_Exercise aim_. Please, without the pictures, retype exactly the lines from the start of the material through the line that holds "0.000907, 0.000889, 0.000873, 0.000859, 0.000847]".

※

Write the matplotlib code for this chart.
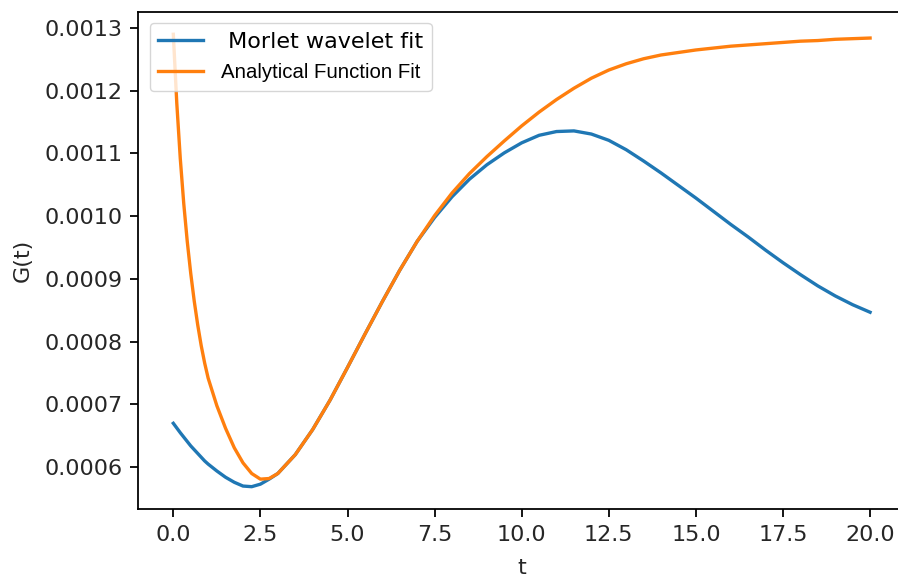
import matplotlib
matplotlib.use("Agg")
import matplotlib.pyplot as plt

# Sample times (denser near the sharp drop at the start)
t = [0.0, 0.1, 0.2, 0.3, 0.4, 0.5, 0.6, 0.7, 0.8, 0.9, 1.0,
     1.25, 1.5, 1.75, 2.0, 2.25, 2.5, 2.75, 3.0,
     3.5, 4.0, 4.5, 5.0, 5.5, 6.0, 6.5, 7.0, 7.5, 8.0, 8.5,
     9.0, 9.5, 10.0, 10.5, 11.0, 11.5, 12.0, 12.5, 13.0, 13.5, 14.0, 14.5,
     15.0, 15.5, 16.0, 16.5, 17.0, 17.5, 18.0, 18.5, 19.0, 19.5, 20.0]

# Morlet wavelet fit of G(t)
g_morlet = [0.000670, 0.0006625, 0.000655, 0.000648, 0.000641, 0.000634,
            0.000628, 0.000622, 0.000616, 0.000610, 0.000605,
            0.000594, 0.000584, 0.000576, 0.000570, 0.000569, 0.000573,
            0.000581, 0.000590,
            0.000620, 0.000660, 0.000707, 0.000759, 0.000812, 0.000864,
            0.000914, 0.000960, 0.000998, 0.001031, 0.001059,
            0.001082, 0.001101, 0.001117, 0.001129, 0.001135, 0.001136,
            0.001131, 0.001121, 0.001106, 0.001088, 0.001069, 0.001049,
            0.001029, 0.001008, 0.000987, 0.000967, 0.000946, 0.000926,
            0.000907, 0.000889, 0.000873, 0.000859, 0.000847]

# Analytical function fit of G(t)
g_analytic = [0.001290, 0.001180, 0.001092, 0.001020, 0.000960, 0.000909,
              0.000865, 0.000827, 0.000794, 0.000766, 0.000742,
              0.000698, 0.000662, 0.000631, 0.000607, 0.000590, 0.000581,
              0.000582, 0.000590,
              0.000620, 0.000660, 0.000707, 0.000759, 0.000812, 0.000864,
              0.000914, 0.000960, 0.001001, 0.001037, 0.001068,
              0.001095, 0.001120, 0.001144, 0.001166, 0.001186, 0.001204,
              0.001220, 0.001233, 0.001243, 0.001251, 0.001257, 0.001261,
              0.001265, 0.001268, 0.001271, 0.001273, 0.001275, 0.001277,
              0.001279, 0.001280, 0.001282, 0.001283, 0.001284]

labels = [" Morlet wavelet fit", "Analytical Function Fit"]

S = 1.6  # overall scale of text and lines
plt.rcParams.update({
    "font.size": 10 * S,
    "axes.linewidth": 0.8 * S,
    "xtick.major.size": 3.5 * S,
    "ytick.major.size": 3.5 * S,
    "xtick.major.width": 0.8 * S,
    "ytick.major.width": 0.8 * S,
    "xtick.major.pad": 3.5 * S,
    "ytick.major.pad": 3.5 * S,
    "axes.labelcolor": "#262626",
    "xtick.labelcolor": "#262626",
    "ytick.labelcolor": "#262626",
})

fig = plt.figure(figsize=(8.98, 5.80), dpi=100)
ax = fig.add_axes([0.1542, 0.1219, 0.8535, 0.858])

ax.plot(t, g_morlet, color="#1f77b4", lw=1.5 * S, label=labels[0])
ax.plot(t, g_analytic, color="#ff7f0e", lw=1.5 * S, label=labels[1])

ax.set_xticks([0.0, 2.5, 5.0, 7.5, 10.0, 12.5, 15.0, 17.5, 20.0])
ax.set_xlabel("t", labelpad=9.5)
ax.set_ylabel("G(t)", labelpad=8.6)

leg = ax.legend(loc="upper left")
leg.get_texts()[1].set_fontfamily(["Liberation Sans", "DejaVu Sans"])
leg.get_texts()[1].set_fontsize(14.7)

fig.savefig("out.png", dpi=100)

※

_Exercise response_.
Write the matplotlib code for this chart.
import matplotlib
matplotlib.use("Agg")
import matplotlib.pyplot as plt

# Sample times (denser near the sharp drop at the start)
t = [0.0, 0.1, 0.2, 0.3, 0.4, 0.5, 0.6, 0.7, 0.8, 0.9, 1.0,
     1.25, 1.5, 1.75, 2.0, 2.25, 2.5, 2.75, 3.0,
     3.5, 4.0, 4.5, 5.0, 5.5, 6.0, 6.5, 7.0, 7.5, 8.0, 8.5,
     9.0, 9.5, 10.0, 10.5, 11.0, 11.5, 12.0, 12.5, 13.0, 13.5, 14.0, 14.5,
     15.0, 15.5, 16.0, 16.5, 17.0, 17.5, 18.0, 18.5, 19.0, 19.5, 20.0]

# Morlet wavelet fit of G(t)
g_morlet = [0.000670, 0.0006625, 0.000655, 0.000648, 0.000641, 0.000634,
            0.000628, 0.000622, 0.000616, 0.000610, 0.000605,
            0.000594, 0.000584, 0.000576, 0.000570, 0.000569, 0.000573,
            0.000581, 0.000590,
            0.000620, 0.000660, 0.000707, 0.000759, 0.000812, 0.000864,
            0.000914, 0.000960, 0.000998, 0.001031, 0.001059,
            0.001082, 0.001101, 0.001117, 0.001129, 0.001135, 0.001136,
            0.001131, 0.001121, 0.001106, 0.001088, 0.001069, 0.001049,
            0.001029, 0.001008, 0.000987, 0.000967, 0.000946, 0.000926,
            0.000907, 0.000889, 0.000873, 0.000859, 0.000847]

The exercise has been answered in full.